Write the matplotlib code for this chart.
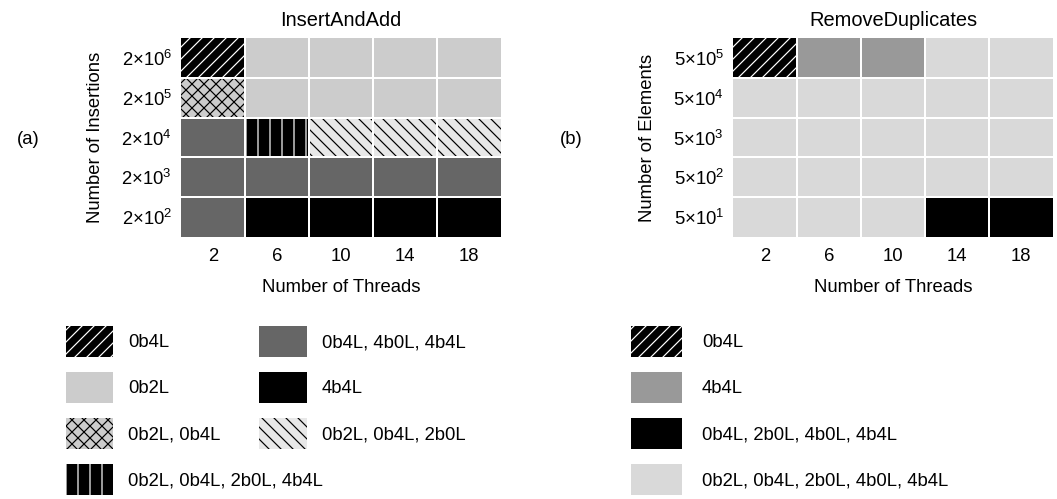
import matplotlib.pyplot as plt
import matplotlib.patches as mpatches

plt.rcParams['font.family'] = ['Liberation Sans', 'DejaVu Sans']
plt.rcParams['mathtext.fontset'] = 'custom'
plt.rcParams['mathtext.rm'] = 'Liberation Sans'
plt.rcParams['mathtext.it'] = 'Liberation Sans:italic'
plt.rcParams['hatch.linewidth'] = 1.2

fs = 18.5
W, H = 1057, 499

threads = [2, 6, 10, 14, 18]
insert_exp = [6, 5, 4, 3, 2]   # 2x10^e, top to bottom
remove_exp = [5, 4, 3, 2, 1]   # 5x10^e, top to bottom

# best variant(s) per cell, rows top to bottom, columns = threads
insert_best = [
    ['0b4L', '0b2L', '0b2L', '0b2L', '0b2L'],
    ['0b2L, 0b4L', '0b2L', '0b2L', '0b2L', '0b2L'],
    ['0b4L, 4b0L, 4b4L', '0b2L, 0b4L, 2b0L, 4b4L', '0b2L, 0b4L, 2b0L',
     '0b2L, 0b4L, 2b0L', '0b2L, 0b4L, 2b0L'],
    ['0b4L, 4b0L, 4b4L'] * 5,
    ['0b4L, 4b0L, 4b4L', '4b4L', '4b4L', '4b4L', '4b4L'],
]
ALL5 = '0b2L, 0b4L, 2b0L, 4b0L, 4b4L'
remove_best = [
    ['0b4L', '4b4L', '4b4L', ALL5, ALL5],
    [ALL5] * 5,
    [ALL5] * 5,
    [ALL5] * 5,
    [ALL5, ALL5, ALL5, '0b4L, 2b0L, 4b0L, 4b4L', '0b4L, 2b0L, 4b0L, 4b4L'],
]

# label -> (face, hatch, hatch colour)
insert_style = {
    '0b4L': ('black', '//', 'white'),
    '0b2L': ('#cccccc', None, 'none'),
    '0b2L, 0b4L': ('#cccccc', 'xx', 'black'),
    '0b2L, 0b4L, 2b0L, 4b4L': ('black', '|', 'white'),
    '0b4L, 4b0L, 4b4L': ('#666666', None, 'none'),
    '4b4L': ('black', None, 'none'),
    '0b2L, 0b4L, 2b0L': ('#e8e8e8', '\\\\', 'black'),
}
remove_style = {
    '0b4L': ('black', '//', 'white'),
    '4b4L': ('#999999', None, 'none'),
    '0b4L, 2b0L, 4b0L, 4b4L': ('black', None, 'none'),
    ALL5: ('#d9d9d9', None, 'none'),
}


def heatmap(ax, grid, style, ylabels, title, ylabel):
    n = len(grid)
    for i, row in enumerate(grid):
        y = n - 1 - i
        for j, key in enumerate(row):
            fc, h, hc = style[key]
            ax.bar(j, 1, bottom=y - 0.5, width=1, facecolor=fc,
                   edgecolor=hc, hatch=h, linewidth=0)
    ax.set_xlim(-0.5, len(threads) - 0.5)
    ax.set_ylim(-0.5, n - 0.5)
    ax.set_xticks(range(len(threads)))
    ax.set_xticklabels([str(t) for t in threads])
    ax.set_yticks(range(n))
    ax.set_yticklabels(ylabels[::-1])
    ax.set_xticks([k + 0.5 for k in range(len(threads) - 1)], minor=True)
    ax.set_yticks([k + 0.5 for k in range(n - 1)], minor=True)
    ax.grid(which='minor', color='white', linewidth=2)
    ax.set_axisbelow(False)
    ax.tick_params(which='both', length=0, labelsize=fs)
    ax.tick_params(axis='x', pad=11)
    ax.tick_params(axis='y', pad=9)
    for s in ax.spines.values():
        s.set_visible(False)
    ax.set_title(title, fontsize=20, pad=12)
    ax.set_xlabel('Number of Threads', fontsize=fs, labelpad=14)
    ax.set_ylabel(ylabel, fontsize=fs, labelpad=17)


def legend(fig, keys, style, x, y, plen, pad):
    handles = []
    for k in keys:
        fc, h, hc = style[k]
        handles.append(mpatches.Patch(facecolor=fc, edgecolor=hc, hatch=h, linewidth=0))
    # legend handle box height is fs*hh minus a descent term; solve for 31 px
    hh = (31 / fs - 0.245) / 0.65
    fig.legend(handles, keys, loc='upper left', bbox_to_anchor=(x / W, 1 - y / H),
               frameon=False, borderpad=0, borderaxespad=0, fontsize=fs,
               handlelength=plen / fs, handleheight=hh,
               handletextpad=pad / fs, labelspacing=15 / fs)


fig = plt.figure(figsize=(W / 72, H / 72))
ax1 = fig.add_axes([181 / W, 1 - 237 / H, 320 / W, 199 / H])
ax2 = fig.add_axes([733 / W, 1 - 237 / H, 320 / W, 199 / H])

heatmap(ax1, insert_best, insert_style, [f'2×10$^{{{e}}}$' for e in insert_exp],
        'InsertAndAdd', 'Number of Insertions')
heatmap(ax2, remove_best, remove_style, [f'5×10$^{{{e}}}$' for e in remove_exp],
        'RemoveDuplicates', 'Number of Elements')

fig.text(28 / W, 1 - 139 / H, '(a)', fontsize=fs, ha='center', va='center')
fig.text(571 / W, 1 - 139 / H, '(b)', fontsize=fs, ha='center', va='center')

legend(fig, ['0b4L', '0b2L', '0b2L, 0b4L', '0b2L, 0b4L, 2b0L, 4b4L'],
       insert_style, 66, 326, 47, 15)
legend(fig, ['0b4L, 4b0L, 4b4L', '4b4L', '0b2L, 0b4L, 2b0L'],
       insert_style, 259, 326, 48, 15)
legend(fig, ['0b4L', '4b4L', '0b4L, 2b0L, 4b0L, 4b4L', ALL5],
       remove_style, 631, 326, 51, 20)

fig.savefig('out.png', dpi=72)
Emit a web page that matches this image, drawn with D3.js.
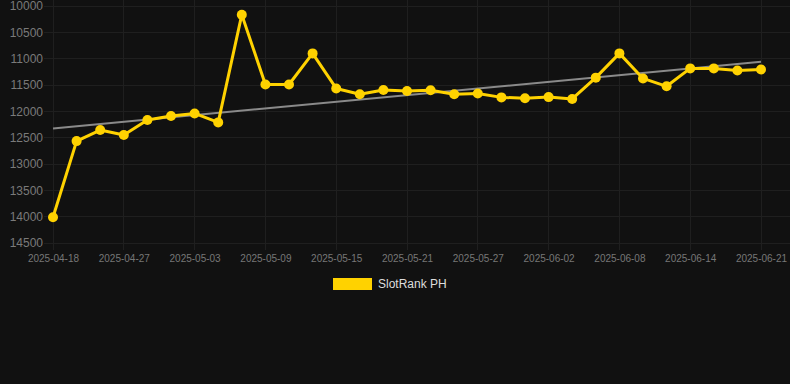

- What to do: Copy all the data exactly as written, but skip any picture.

- Complete output:
Write the matplotlib code for this chart.
import matplotlib.pyplot as plt
import matplotlib.patches as mpatches

plt.rcParams['font.family'] = ['Liberation Sans', 'DejaVu Sans']
plt.rcParams['mathtext.fontset'] = 'custom'
plt.rcParams['mathtext.rm'] = 'Liberation Sans'
plt.rcParams['mathtext.it'] = 'Liberation Sans:italic'
plt.rcParams['hatch.linewidth'] = 1.2

fs = 18.5
W, H = 1057, 499

threads = [2, 6, 10, 14, 18]
insert_exp = [6, 5, 4, 3, 2]   # 2x10^e, top to bottom
remove_exp = [5, 4, 3, 2, 1]   # 5x10^e, top to bottom

# best variant(s) per cell, rows top to bottom, columns = threads
insert_best = [
    ['0b4L', '0b2L', '0b2L', '0b2L', '0b2L'],
    ['0b2L, 0b4L', '0b2L', '0b2L', '0b2L', '0b2L'],
    ['0b4L, 4b0L, 4b4L', '0b2L, 0b4L, 2b0L, 4b4L', '0b2L, 0b4L, 2b0L',
     '0b2L, 0b4L, 2b0L', '0b2L, 0b4L, 2b0L'],
    ['0b4L, 4b0L, 4b4L'] * 5,
    ['0b4L, 4b0L, 4b4L', '4b4L', '4b4L', '4b4L', '4b4L'],
]
ALL5 = '0b2L, 0b4L, 2b0L, 4b0L, 4b4L'
remove_best = [
    ['0b4L', '4b4L', '4b4L', ALL5, ALL5],
    [ALL5] * 5,
    [ALL5] * 5,
    [ALL5] * 5,
    [ALL5, ALL5, ALL5, '0b4L, 2b0L, 4b0L, 4b4L', '0b4L, 2b0L, 4b0L, 4b4L'],
]

# label -> (face, hatch, hatch colour)
insert_style = {
    '0b4L': ('black', '//', 'white'),
    '0b2L': ('#cccccc', None, 'none'),
    '0b2L, 0b4L': ('#cccccc', 'xx', 'black'),
    '0b2L, 0b4L, 2b0L, 4b4L': ('black', '|', 'white'),
    '0b4L, 4b0L, 4b4L': ('#666666', None, 'none'),
    '4b4L': ('black', None, 'none'),
    '0b2L, 0b4L, 2b0L': ('#e8e8e8', '\\\\', 'black'),
}
remove_style = {
    '0b4L': ('black', '//', 'white'),
    '4b4L': ('#999999', None, 'none'),
    '0b4L, 2b0L, 4b0L, 4b4L': ('black', None, 'none'),
    ALL5: ('#d9d9d9', None, 'none'),
}


def heatmap(ax, grid, style, ylabels, title, ylabel):
    n = len(grid)
    for i, row in enumerate(grid):
        y = n - 1 - i
        for j, key in enumerate(row):
            fc, h, hc = style[key]
            ax.bar(j, 1, bottom=y - 0.5, width=1, facecolor=fc,
                   edgecolor=hc, hatch=h, linewidth=0)
    ax.set_xlim(-0.5, len(threads) - 0.5)
    ax.set_ylim(-0.5, n - 0.5)
    ax.set_xticks(range(len(threads)))
    ax.set_xticklabels([str(t) for t in threads])
    ax.set_yticks(range(n))
    ax.set_yticklabels(ylabels[::-1])
    ax.set_xticks([k + 0.5 for k in range(len(threads) - 1)], minor=True)
    ax.set_yticks([k + 0.5 for k in range(n - 1)], minor=True)
    ax.grid(which='minor', color='white', linewidth=2)
    ax.set_axisbelow(False)
    ax.tick_params(which='both', length=0, labelsize=fs)
    ax.tick_params(axis='x', pad=11)
    ax.tick_params(axis='y', pad=9)
    for s in ax.spines.values():
        s.set_visible(False)
    ax.set_title(title, fontsize=20, pad=12)
    ax.set_xlabel('Number of Threads', fontsize=fs, labelpad=14)
    ax.set_ylabel(ylabel, fontsize=fs, labelpad=17)


def legend(fig, keys, style, x, y, plen, pad):
    handles = []
    for k in keys:
        fc, h, hc = style[k]
        handles.append(mpatches.Patch(facecolor=fc, edgecolor=hc, hatch=h, linewidth=0))
    # legend handle box height is fs*hh minus a descent term; solve for 31 px
    hh = (31 / fs - 0.245) / 0.65
    fig.legend(handles, keys, loc='upper left', bbox_to_anchor=(x / W, 1 - y / H),
               frameon=False, borderpad=0, borderaxespad=0, fontsize=fs,
               handlelength=plen / fs, handleheight=hh,
               handletextpad=pad / fs, labelspacing=15 / fs)


fig = plt.figure(figsize=(W / 72, H / 72))
ax1 = fig.add_axes([181 / W, 1 - 237 / H, 320 / W, 199 / H])
ax2 = fig.add_axes([733 / W, 1 - 237 / H, 320 / W, 199 / H])

heatmap(ax1, insert_best, insert_style, [f'2×10$^{{{e}}}$' for e in insert_exp],
        'InsertAndAdd', 'Number of Insertions')
heatmap(ax2, remove_best, remove_style, [f'5×10$^{{{e}}}$' for e in remove_exp],
        'RemoveDuplicates', 'Number of Elements')

fig.text(28 / W, 1 - 139 / H, '(a)', fontsize=fs, ha='center', va='center')
fig.text(571 / W, 1 - 139 / H, '(b)', fontsize=fs, ha='center', va='center')

legend(fig, ['0b4L', '0b2L', '0b2L, 0b4L', '0b2L, 0b4L, 2b0L, 4b4L'],
       insert_style, 66, 326, 47, 15)
legend(fig, ['0b4L, 4b0L, 4b4L', '4b4L', '0b2L, 0b4L, 2b0L'],
       insert_style, 259, 326, 48, 15)
legend(fig, ['0b4L', '4b4L', '0b4L, 2b0L, 4b0L, 4b4L', ALL5],
       remove_style, 631, 326, 51, 20)

fig.savefig('out.png', dpi=72)
Emit a web page that matches this image, drawn with D3.js.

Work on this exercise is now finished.